— Start Data extract —
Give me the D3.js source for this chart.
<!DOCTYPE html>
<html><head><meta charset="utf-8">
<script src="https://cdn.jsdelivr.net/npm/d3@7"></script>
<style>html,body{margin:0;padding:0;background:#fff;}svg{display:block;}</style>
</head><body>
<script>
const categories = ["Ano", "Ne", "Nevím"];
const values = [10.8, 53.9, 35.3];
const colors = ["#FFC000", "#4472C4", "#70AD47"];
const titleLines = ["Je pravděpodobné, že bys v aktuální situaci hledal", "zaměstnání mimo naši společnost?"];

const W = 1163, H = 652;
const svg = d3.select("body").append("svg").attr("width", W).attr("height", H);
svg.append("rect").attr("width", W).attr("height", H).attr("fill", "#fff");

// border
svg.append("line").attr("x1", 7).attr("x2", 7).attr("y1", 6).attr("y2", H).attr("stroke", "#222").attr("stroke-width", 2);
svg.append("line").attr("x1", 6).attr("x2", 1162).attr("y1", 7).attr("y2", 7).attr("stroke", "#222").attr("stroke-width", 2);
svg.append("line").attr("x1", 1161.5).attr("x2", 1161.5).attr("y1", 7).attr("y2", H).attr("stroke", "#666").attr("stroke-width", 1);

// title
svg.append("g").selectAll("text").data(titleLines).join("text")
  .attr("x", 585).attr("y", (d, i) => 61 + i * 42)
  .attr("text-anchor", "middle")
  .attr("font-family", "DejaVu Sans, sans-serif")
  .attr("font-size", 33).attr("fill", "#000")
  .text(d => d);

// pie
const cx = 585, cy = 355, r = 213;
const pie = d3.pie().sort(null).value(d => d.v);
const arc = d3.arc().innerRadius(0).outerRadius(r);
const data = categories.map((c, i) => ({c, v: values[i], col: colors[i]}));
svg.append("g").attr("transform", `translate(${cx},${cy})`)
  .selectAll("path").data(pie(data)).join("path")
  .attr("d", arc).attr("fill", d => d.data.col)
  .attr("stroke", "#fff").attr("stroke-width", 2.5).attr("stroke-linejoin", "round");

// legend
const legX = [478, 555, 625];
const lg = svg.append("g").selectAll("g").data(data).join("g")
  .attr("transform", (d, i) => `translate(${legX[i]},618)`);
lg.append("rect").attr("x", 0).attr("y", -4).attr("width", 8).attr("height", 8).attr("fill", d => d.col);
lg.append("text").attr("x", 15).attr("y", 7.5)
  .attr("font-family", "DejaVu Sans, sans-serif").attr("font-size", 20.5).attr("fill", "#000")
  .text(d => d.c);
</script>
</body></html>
— End Data extract —
Take the lines above and print them exactly.

Give me the D3.js source for this chart.
<!DOCTYPE html>
<html><head><meta charset="utf-8">
<script src="https://cdn.jsdelivr.net/npm/d3@7"></script>
<style>html,body{margin:0;padding:0;background:#fff;}svg{display:block;}</style>
</head><body>
<script>
const categories = ["Ano", "Ne", "Nevím"];
const values = [10.8, 53.9, 35.3];
const colors = ["#FFC000", "#4472C4", "#70AD47"];
const titleLines = ["Je pravděpodobné, že bys v aktuální situaci hledal", "zaměstnání mimo naši společnost?"];

const W = 1163, H = 652;
const svg = d3.select("body").append("svg").attr("width", W).attr("height", H);
svg.append("rect").attr("width", W).attr("height", H).attr("fill", "#fff");

// border
svg.append("line").attr("x1", 7).attr("x2", 7).attr("y1", 6).attr("y2", H).attr("stroke", "#222").attr("stroke-width", 2);
svg.append("line").attr("x1", 6).attr("x2", 1162).attr("y1", 7).attr("y2", 7).attr("stroke", "#222").attr("stroke-width", 2);
svg.append("line").attr("x1", 1161.5).attr("x2", 1161.5).attr("y1", 7).attr("y2", H).attr("stroke", "#666").attr("stroke-width", 1);

// title
svg.append("g").selectAll("text").data(titleLines).join("text")
  .attr("x", 585).attr("y", (d, i) => 61 + i * 42)
  .attr("text-anchor", "middle")
  .attr("font-family", "DejaVu Sans, sans-serif")
  .attr("font-size", 33).attr("fill", "#000")
  .text(d => d);

// pie
const cx = 585, cy = 355, r = 213;
const pie = d3.pie().sort(null).value(d => d.v);
const arc = d3.arc().innerRadius(0).outerRadius(r);
const data = categories.map((c, i) => ({c, v: values[i], col: colors[i]}));
svg.append("g").attr("transform", `translate(${cx},${cy})`)
  .selectAll("path").data(pie(data)).join("path")
  .attr("d", arc).attr("fill", d => d.data.col)
  .attr("stroke", "#fff").attr("stroke-width", 2.5).attr("stroke-linejoin", "round");

// legend
const legX = [478, 555, 625];
const lg = svg.append("g").selectAll("g").data(data).join("g")
  .attr("transform", (d, i) => `translate(${legX[i]},618)`);
lg.append("rect").attr("x", 0).attr("y", -4).attr("width", 8).attr("height", 8).attr("fill", d => d.col);
lg.append("text").attr("x", 15).attr("y", 7.5)
  .attr("font-family", "DejaVu Sans, sans-serif").attr("font-size", 20.5).attr("fill", "#000")
  .text(d => d.c);
</script>
</body></html>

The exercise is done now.